Friday, December 28, 2012

The stable state PhD equations

Down in the hall we have a nice poster with faces of all faculty, staff members, postdocs, and grad students. It is not updated too frequently, but overall reflects the structure of the department. A great idea, by the way; each time I forget one of these strange English names people have in this country, I just go down and refresh it in my memory.

But seeing this poster made me ponder on the following: how does this distribution of roles in our department match the career plans of said grad students and postdocs? If our university were the only one in the Universe (or if all other universities followed about the same organizational structure), would this system be sustainable? Like in chemistry, you know, when you have a system of reactions, and you know the kinetic constants for each of them, you can calculate the concentrations, and vice versa. What's about the PhD pyramid?
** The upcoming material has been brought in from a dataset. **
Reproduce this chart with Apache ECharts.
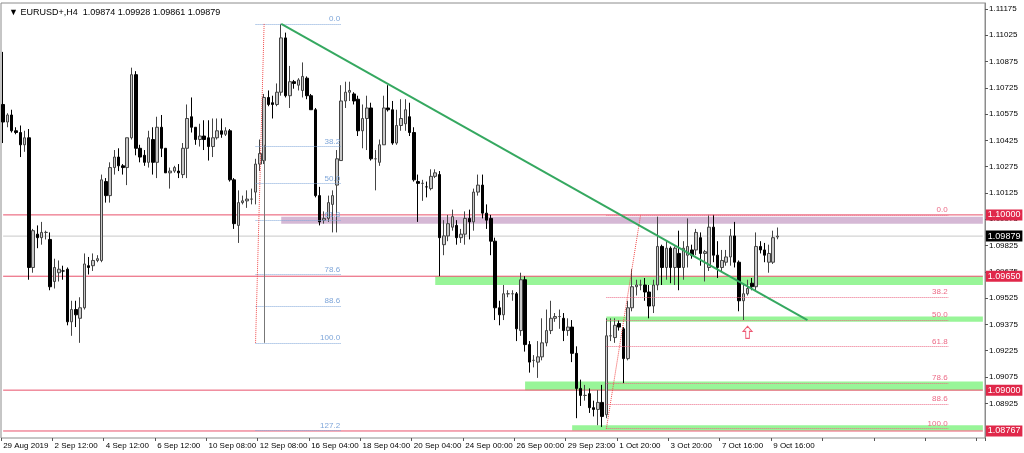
<!DOCTYPE html>
<html>
<head>
<meta charset="utf-8">
<script src="https://cdn.jsdelivr.net/npm/echarts@6/dist/echarts.min.js"></script>
<style>html,body{margin:0;padding:0;background:#fff}#main{width:1024px;height:453px}</style>
</head>
<body>
<div id="main"></div>
<script>
// candles: [open, close, low, high]
var candles = [
[1.1063,1.1053,1.1041,1.1093],[1.1053,1.1057,1.1050,1.1058],[1.1057,1.1048,1.1047,1.1060],[1.1048,1.1047,1.1046,1.1050],
[1.1047,1.1040,1.1033,1.1051],[1.1040,1.1044,1.1036,1.1048],[1.1044,1.0970,1.0963,1.1049],[1.0970,1.0991,1.0967,1.0992],
[1.0989,1.0987,1.0981,1.0994],[1.0987,1.0990,1.0983,1.0996],[1.0990,1.0990,1.0986,1.0991],[1.0986,1.0959,1.0957,1.0990],
[1.0962,1.0970,1.0958,1.0975],[1.0967,1.0969,1.0962,1.0974],[1.0968,1.0968,1.0963,1.0971],[1.0969,1.0939,1.0937,1.0970],
[1.0939,1.0946,1.0931,1.0951],[1.0946,1.0943,1.0936,1.0951],[1.0941,1.0947,1.0927,1.0953],[1.0947,1.0972,1.0946,1.0978],
[1.0971,1.0970,1.0966,1.0976],[1.0971,1.0974,1.0968,1.0978],[1.0974,1.0975,1.0973,1.0977],[1.0974,1.1020,1.0973,1.1023],
[1.1019,1.1011,1.1007,1.1021],[1.1011,1.1027,1.1007,1.1030],[1.1027,1.1033,1.1023,1.1037],[1.1033,1.1028,1.1025,1.1038],
[1.1028,1.1027,1.1023,1.1029],[1.1027,1.1044,1.1017,1.1044],[1.1044,1.1080,1.1043,1.1084],[1.1080,1.1038,1.1034,1.1082],
[1.1038,1.1033,1.1030,1.1040],[1.1034,1.1030,1.1028,1.1037],[1.1030,1.1044,1.1027,1.1048],[1.1043,1.1030,1.1023,1.1050],
[1.1030,1.1050,1.1021,1.1056],[1.1050,1.1038,1.1033,1.1057],[1.1038,1.1024,1.1024,1.1038],[1.1024,1.1025,1.1015,1.1027],
[1.1025,1.1027,1.1024,1.1028],[1.1025,1.1024,1.1021,1.1029],[1.1023,1.1038,1.1021,1.1041],[1.1038,1.1055,1.1021,1.1063],
[1.1056,1.1050,1.1047,1.1067],[1.1050,1.1043,1.1040,1.1050],[1.1043,1.1045,1.1039,1.1052],[1.1045,1.1043,1.1037,1.1054],
[1.1044,1.1039,1.1031,1.1054],[1.1039,1.1044,1.1033,1.1055],[1.1044,1.1048,1.1043,1.1055],[1.1048,1.1046,1.1044,1.1055],
[1.1046,1.1048,1.1045,1.1050],[1.1048,1.1020,1.1019,1.1049],[1.1020,1.0995,1.0992,1.1021],[1.0994,1.1007,1.0984,1.1014],
[1.1007,1.1008,1.1006,1.1011],[1.1008,1.1009,1.1004,1.1014],[1.1009,1.1009,1.1006,1.1015],[1.1013,1.1029,1.1006,1.1032],
[1.1029,1.1035,1.1025,1.1043],[1.1031,1.1067,1.1029,1.1069],[1.1067,1.1063,1.1062,1.1071],[1.1064,1.1063,1.1055,1.1068],
[1.1063,1.1070,1.1062,1.1075],[1.1070,1.1101,1.1068,1.1109],[1.1101,1.1068,1.1067,1.1104],[1.1068,1.1076,1.1061,1.1085],
[1.1076,1.1075,1.1072,1.1077],[1.1074,1.1077,1.1071,1.1078],[1.1071,1.1079,1.1067,1.1087],[1.1078,1.1068,1.1066,1.1079],
[1.1068,1.1060,1.1060,1.1069],[1.1060,1.1011,1.1010,1.1061],[1.1011,1.0996,1.0994,1.1016],[1.0997,1.0998,1.0995,1.1002],
[1.0998,1.1007,1.0996,1.1011],[1.1006,1.1011,1.0990,1.1014],[1.1017,1.1032,1.0990,1.1037],[1.1031,1.1065,1.1031,1.1074],
[1.1065,1.1070,1.1061,1.1076],[1.1070,1.1071,1.1065,1.1076],[1.1069,1.1065,1.1063,1.1070],[1.1066,1.1048,1.1045,1.1068],
[1.1048,1.1055,1.1038,1.1063],[1.1055,1.1061,1.1037,1.1068],[1.1061,1.1032,1.1031,1.1064],[1.1032,1.1032,1.1014,1.1037],
[1.1030,1.1040,1.1028,1.1043],[1.1040,1.1061,1.1040,1.1068],[1.1061,1.1060,1.1059,1.1074],[1.1060,1.1041,1.1040,1.1065],
[1.1041,1.1051,1.1040,1.1060],[1.1051,1.1055,1.1048,1.1066],[1.1052,1.1060,1.1048,1.1066],[1.1056,1.1047,1.1045,1.1064],
[1.1047,1.1020,1.1019,1.1050],[1.1019,1.1018,1.0996,1.1023],[1.1018,1.1018,1.1008,1.1020],[1.1016,1.1016,1.1010,1.1019],
[1.1015,1.1022,1.1014,1.1026],[1.1022,1.1024,1.1021,1.1026],[1.1023,1.0987,1.0965,1.1025],[1.0983,1.0988,1.0977,1.0997],
[1.0988,1.0995,1.0985,1.1000],[1.0993,1.0999,1.0991,1.1003],[1.0994,1.0987,1.0983,1.0997],[1.0987,1.0989,1.0984,1.0992],
[1.0989,1.0998,1.0983,1.1002],[1.0998,1.0996,1.0986,1.1003],[1.0996,1.1013,1.0991,1.1015],[1.1013,1.1017,1.1011,1.1023],
[1.1017,1.1001,1.0998,1.1023],[1.1001,1.0997,1.0992,1.1006],[1.0998,1.0985,1.0977,1.1000],[1.0985,1.0947,1.0940,1.0987],
[1.0947,1.0943,1.0937,1.0951],[1.0943,1.0955,1.0940,1.0960],[1.0955,1.0955,1.0953,1.0957],[1.0955,1.0955,1.0951,1.0957],
[1.0955,1.0935,1.0928,1.0956],[1.0934,1.0963,1.0931,1.0967],[1.0963,1.0926,1.0922,1.0965],[1.0926,1.0916,1.0910,1.0928],
[1.0917,1.0917,1.0913,1.0920],[1.0916,1.0919,1.0907,1.0928],[1.0919,1.0927,1.0917,1.0941],[1.0927,1.0934,1.0925,1.0946],
[1.0934,1.0941,1.0932,1.0951],[1.0941,1.0942,1.0939,1.0944],[1.0942,1.0942,1.0935,1.0946],[1.0941,1.0934,1.0928,1.0944],
[1.0934,1.0936,1.0931,1.0941],[1.0936,1.0921,1.0916,1.0940],[1.0921,1.0901,1.0884,1.0925],[1.0901,1.0897,1.0891,1.0906],
[1.0897,1.0897,1.0894,1.0903],[1.0898,1.0890,1.0887,1.0901],[1.0890,1.0889,1.0885,1.0894],[1.0889,1.0893,1.0880,1.0900],
[1.0893,1.0885,1.0879,1.0903],[1.0886,1.0931,1.0884,1.0941],[1.0931,1.0931,1.0928,1.0941],[1.0930,1.0937,1.0927,1.0941],
[1.0938,1.0936,1.0934,1.0940],[1.0935,1.0918,1.0904,1.0936],[1.0918,1.0947,1.0917,1.0951],[1.0947,1.0959,1.0945,1.0969],
[1.0959,1.0960,1.0954,1.0963],[1.0960,1.0960,1.0957,1.0963],[1.0960,1.0956,1.0951,1.0964],[1.0956,1.0948,1.0941,1.0960],
[1.0948,1.0960,1.0944,1.0963],[1.0960,1.0982,1.0957,1.0999],[1.0982,1.0970,1.0960,1.0983],[1.0970,1.0981,1.0963,1.0985],
[1.0981,1.0970,1.0961,1.0982],[1.0970,1.0981,1.0960,1.0982],[1.0978,1.0970,1.0957,1.0991],[1.0970,1.0981,1.0963,1.0985],
[1.0977,1.0982,1.0970,1.0998],[1.0980,1.0977,1.0975,1.0983],[1.0980,1.0990,1.0977,1.0992],[1.0987,1.0978,1.0971,1.0990],
[1.0978,1.0979,1.0962,1.0980],[1.0970,1.0993,1.0968,1.1000],[1.0993,1.0977,1.0973,1.1000],[1.0977,1.0970,1.0964,1.0985],
[1.0970,1.0974,1.0968,1.0980],[1.0973,1.0976,1.0971,1.0980],[1.0976,1.0988,1.0971,1.0992],[1.0988,1.0973,1.0970,1.0996],
[1.0973,1.0951,1.0945,1.0974],[1.0951,1.0955,1.0940,1.0961],[1.0955,1.0958,1.0954,1.0963],[1.0961,1.0959,1.0957,1.0964],
[1.0959,1.0982,1.0957,1.0990],[1.0982,1.0980,1.0978,1.0985],[1.0980,1.0977,1.0973,1.0984],[1.0973,1.0978,1.0967,1.0983],
[1.0973,1.0987,1.0972,1.0991],[1.09874,1.09879,1.09861,1.09928]
];
var totalSlots = 230;
var timeLabels = ['29 Aug 2019','2 Sep 12:00','4 Sep 12:00','6 Sep 12:00','10 Sep 08:00','12 Sep 08:00','16 Sep 04:00',
  '18 Sep 04:00','20 Sep 04:00','24 Sep 00:00','26 Sep 00:00','29 Sep 23:00','1 Oct 20:00','3 Oct 20:00','7 Oct 16:00','9 Oct 16:00'];
var priceTicks = [1.11175,1.11025,1.10875,1.10725,1.10575,1.10425,1.10275,1.10125,1.09975,1.09825,1.09675,1.09525,1.09375,1.09225,1.09075,1.08925];
var redLevels = [1.10000, 1.09650, 1.09000, 1.08767];
var lastPrice = 1.09879;
var trendLine = [[65, 1.1109], [188, 1.0940]];
var fibo1Names = ['0.0','38.2','50.0','61.8','78.6','88.6','100.0','127.2'];
var fibo1Prices = [1.1109,1.1039,1.1018,1.0997,1.0966,1.0948,1.0927,1.0877];
var fibo1Range = [59, 79];
var fibo1Diag = [[59, 1.0927], [61, 1.1109]];
var fibo2Names = ['0.0','38.2','50.0','61.8','78.6','88.6','100.0'];
var fibo2Prices = [1.1000,1.0953,1.0940,1.0925,1.0904,1.0892,1.0878];
var fibo2Range = [141, 221];
var fibo2Diag = [[141, 1.0878], [148.7, 1.1000]];
// zones: [startIndex, top, bottom]
var purpleZone = [64.5, 1.0999, 1.0995];
var greenZones = [[101, 1.0965, 1.0960], [141, 1.0942, 1.0939], [122, 1.0905, 1.0900], [133, 1.0880, 1.0877]];
var arrowPoint = [174, 1.0933];

var cats = [];
for (var i = 0; i < totalSlots; i++) cats.push(i % 12 === 0 && timeLabels[i / 12] ? timeLabels[i / 12] : '');

var font = '"Liberation Sans", Arial, sans-serif';
function seg(a, b, style, label) {
  return [{ coord: a, lineStyle: style, label: label }, { coord: b, lineStyle: style, label: label }];
}
function levelSeries(p, color, bg, z) {
  return { type: 'line', data: [[0, p], [totalSlots - 1, p]], symbol: 'none', z: z, silent: true,
    lineStyle: { color: color, width: 1 },
    endLabel: { show: true, formatter: p.toFixed(5), color: '#fff', backgroundColor: bg,
      padding: [1, 2], fontSize: 9, fontFamily: font, distance: 3 } };
}

function fiboLines(names, prices, range, color) {
  return prices.map(function (p, k) {
    return seg([range[0], p], [range[1], p], { color: color, type: 'dotted', width: 1 },
      { show: true, position: 'insideEndTop', formatter: names[k], color: color, fontSize: 8, fontFamily: font, distance: 1 });
  });
}
var noLabel = { show: false };
var fiboData = fiboLines(fibo1Names, fibo1Prices, fibo1Range, '#7fa6d9').concat(fiboLines(fibo2Names, fibo2Prices, fibo2Range, '#ec6a86'));
fiboData.push(seg(fibo1Diag[0], fibo1Diag[1], { color: '#f04a4a', type: 'dotted', width: 1 }, noLabel));
fiboData.push(seg(fibo2Diag[0], fibo2Diag[1], { color: '#f04a4a', type: 'dotted', width: 1 }, noLabel));
fiboData.push(seg([60.5, 1.1040], [60.5, 1.0927], { color: '#777', type: 'solid', width: 1 }, noLabel));

var areas = [[{ xAxis: purpleZone[0], yAxis: purpleZone[1], itemStyle: { color: '#d5b8d5' } }, { xAxis: totalSlots - 1, yAxis: purpleZone[2] }]];
greenZones.forEach(function (z) {
  areas.push([{ xAxis: z[0], yAxis: z[1], itemStyle: { color: '#98f598' } }, { xAxis: totalSlots - 1, yAxis: z[2] }]);
});

var series = [
  { type: 'candlestick', data: candles, barWidth: 3, z: 3,
    itemStyle: { color: '#c8c8c8', color0: '#000', borderColor: '#444', borderColor0: '#000', borderWidth: 1 },
    markArea: { silent: true, data: areas },
    markLine: { silent: true, symbol: 'none', data: fiboData } },
  levelSeries(lastPrice, '#c8c8c8', '#000', 2)
];
redLevels.forEach(function (p) { series.push(levelSeries(p, '#e8506a', '#e0284a', 2)); });
series.push({ type: 'line', data: trendLine, symbol: 'none', lineStyle: { color: '#35a860', width: 2 }, z: 5 });
series.push({ type: 'scatter', data: [arrowPoint], symbolSize: [9, 12],
  symbol: 'path://M5,0 L10,5 L7,5 L7,12 L3,12 L3,5 L0,5 Z',
  itemStyle: { color: '#fff', borderColor: '#e83050', borderWidth: 1 } });

var chart = echarts.init(document.getElementById('main'));
chart.setOption({
  animation: false,
  title: { text: '\u25BC EURUSD+,H4  1.09874 1.09928 1.09861 1.09879', left: 4, top: 3,
    textStyle: { fontSize: 9, fontWeight: 'normal', color: '#000', fontFamily: font } },
  grid: { left: 1, right: 39, top: 3, bottom: 15, show: true, borderColor: '#8c8c8c', borderWidth: 1 },
  xAxis: { type: 'category', data: cats, boundaryGap: true,
    axisLine: { show: false },
    axisTick: { show: true, length: 3, lineStyle: { color: '#555' }, interval: function (i) { return i % 12 === 0; } },
    axisLabel: { interval: function (i) { return i % 12 === 0; }, fontSize: 8, color: '#000', fontFamily: font, align: 'left', margin: 4 },
    splitLine: { show: false } },
  yAxis: { type: 'value', position: 'right', min: 1.08727, max: 1.11209, scale: true,
    axisLine: { show: true, lineStyle: { color: '#8c8c8c' } },
    axisTick: { show: true, length: 3, customValues: priceTicks, lineStyle: { color: '#555' } },
    axisLabel: { customValues: priceTicks, formatter: function (v) { return v.toFixed(5); }, fontSize: 8, color: '#000', fontFamily: font, margin: 4 },
    splitLine: { show: false } },
  series: series
});
</script>
</body>
</html>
So, we have about N professors, and about N postdocs working for them, and about 3/2*N aspiring grad students. Assuming (again) that one spends 5 years in grad school, then ~7 years as a postdoc, and ~30 years as a professor, what would be the probability of getting a TT position in a world like that?
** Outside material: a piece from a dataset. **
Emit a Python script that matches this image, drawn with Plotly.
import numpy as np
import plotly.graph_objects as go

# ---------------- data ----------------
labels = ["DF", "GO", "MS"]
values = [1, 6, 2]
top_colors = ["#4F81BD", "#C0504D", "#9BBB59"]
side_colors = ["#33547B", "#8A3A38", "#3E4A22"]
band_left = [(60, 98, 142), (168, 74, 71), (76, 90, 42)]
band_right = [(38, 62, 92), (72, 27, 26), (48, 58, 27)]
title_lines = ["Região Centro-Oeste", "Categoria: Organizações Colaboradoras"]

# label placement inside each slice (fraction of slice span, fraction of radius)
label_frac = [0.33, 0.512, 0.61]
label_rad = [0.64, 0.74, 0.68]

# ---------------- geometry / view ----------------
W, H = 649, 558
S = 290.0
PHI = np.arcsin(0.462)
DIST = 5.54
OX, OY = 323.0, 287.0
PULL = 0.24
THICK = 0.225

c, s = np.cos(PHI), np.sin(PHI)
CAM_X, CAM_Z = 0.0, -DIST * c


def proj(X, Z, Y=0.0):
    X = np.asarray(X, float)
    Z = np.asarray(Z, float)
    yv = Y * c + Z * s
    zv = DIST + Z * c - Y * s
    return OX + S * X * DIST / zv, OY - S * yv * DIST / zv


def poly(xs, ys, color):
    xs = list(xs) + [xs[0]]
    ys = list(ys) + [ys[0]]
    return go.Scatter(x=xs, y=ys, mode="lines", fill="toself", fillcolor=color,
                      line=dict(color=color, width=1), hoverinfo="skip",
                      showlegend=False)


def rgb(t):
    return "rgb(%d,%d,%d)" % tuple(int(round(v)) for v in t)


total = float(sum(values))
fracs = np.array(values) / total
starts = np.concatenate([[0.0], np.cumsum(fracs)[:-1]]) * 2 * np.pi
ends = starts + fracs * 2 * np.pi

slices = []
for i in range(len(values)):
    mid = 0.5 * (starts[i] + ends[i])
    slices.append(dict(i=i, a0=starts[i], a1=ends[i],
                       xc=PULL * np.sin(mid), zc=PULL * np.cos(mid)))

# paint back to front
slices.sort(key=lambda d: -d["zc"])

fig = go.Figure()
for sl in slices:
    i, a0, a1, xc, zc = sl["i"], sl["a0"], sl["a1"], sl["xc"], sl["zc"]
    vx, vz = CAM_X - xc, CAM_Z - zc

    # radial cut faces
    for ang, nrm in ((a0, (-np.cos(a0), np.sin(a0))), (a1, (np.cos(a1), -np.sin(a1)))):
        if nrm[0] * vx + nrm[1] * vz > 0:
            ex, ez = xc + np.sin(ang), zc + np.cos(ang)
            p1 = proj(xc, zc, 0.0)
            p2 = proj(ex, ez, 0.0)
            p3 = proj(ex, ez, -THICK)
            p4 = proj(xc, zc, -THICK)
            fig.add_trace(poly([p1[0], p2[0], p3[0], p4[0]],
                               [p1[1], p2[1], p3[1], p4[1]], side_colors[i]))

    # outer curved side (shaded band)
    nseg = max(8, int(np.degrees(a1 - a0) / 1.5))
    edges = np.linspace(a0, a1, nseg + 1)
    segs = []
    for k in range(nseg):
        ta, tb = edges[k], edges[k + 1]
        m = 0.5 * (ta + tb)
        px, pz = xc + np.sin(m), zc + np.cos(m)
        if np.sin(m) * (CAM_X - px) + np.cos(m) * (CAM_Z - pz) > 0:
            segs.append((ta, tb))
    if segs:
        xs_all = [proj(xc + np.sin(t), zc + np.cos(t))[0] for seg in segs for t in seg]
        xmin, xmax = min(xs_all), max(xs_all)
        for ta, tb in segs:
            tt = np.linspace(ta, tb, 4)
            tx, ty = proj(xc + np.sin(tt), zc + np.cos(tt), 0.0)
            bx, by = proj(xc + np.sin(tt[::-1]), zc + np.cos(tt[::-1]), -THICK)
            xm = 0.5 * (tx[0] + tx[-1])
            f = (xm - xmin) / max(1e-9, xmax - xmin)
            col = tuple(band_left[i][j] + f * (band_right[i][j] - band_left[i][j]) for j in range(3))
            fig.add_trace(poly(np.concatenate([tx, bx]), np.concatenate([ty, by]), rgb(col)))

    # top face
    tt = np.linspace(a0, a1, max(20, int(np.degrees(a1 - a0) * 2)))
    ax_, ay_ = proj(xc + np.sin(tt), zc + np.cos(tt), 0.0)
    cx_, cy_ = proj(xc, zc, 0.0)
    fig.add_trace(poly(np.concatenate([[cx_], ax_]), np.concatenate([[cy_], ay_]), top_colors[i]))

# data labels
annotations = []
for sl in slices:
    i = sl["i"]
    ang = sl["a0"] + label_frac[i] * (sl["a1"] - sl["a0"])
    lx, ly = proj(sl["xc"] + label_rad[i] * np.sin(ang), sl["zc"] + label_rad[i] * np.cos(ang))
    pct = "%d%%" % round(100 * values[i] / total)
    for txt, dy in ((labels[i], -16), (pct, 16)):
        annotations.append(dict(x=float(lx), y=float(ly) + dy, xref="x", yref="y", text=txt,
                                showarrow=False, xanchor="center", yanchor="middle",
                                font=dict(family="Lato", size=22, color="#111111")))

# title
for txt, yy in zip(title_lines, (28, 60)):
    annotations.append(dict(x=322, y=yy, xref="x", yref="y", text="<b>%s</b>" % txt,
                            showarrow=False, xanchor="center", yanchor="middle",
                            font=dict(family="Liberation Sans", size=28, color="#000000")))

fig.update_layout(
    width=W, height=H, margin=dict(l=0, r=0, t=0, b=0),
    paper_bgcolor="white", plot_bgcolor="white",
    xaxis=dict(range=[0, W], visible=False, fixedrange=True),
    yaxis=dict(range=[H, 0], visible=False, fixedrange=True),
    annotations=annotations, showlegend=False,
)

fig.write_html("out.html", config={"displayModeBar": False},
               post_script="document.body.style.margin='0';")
Well, the formula is simple: it's just a ratio of the frequency at which new candidates are popping out, and a frequency at which old professors retire. So the total probability, from the grad student point of view, would be: p = N_TT/Time_TT/(N_grad/Time_grad) = 11% . Had the Universe be molded after our department, about half of the candidates would be fired at the grad-school-to-postdoc stage, and then about one fifth of the postdocs would make it from the postdochood to the TT. Which surprisingly perfectly matches my estimations for our field in general! It may be a nice coincidence, or a case of convergent evolution. Or maybe some clever people in the administration consciously try to keep the department about in the middle of the spread (which is usually a wise thing to do).

Still, it's kind of funny. 11% doesn't sound like much at all. That's a competitive field, huh?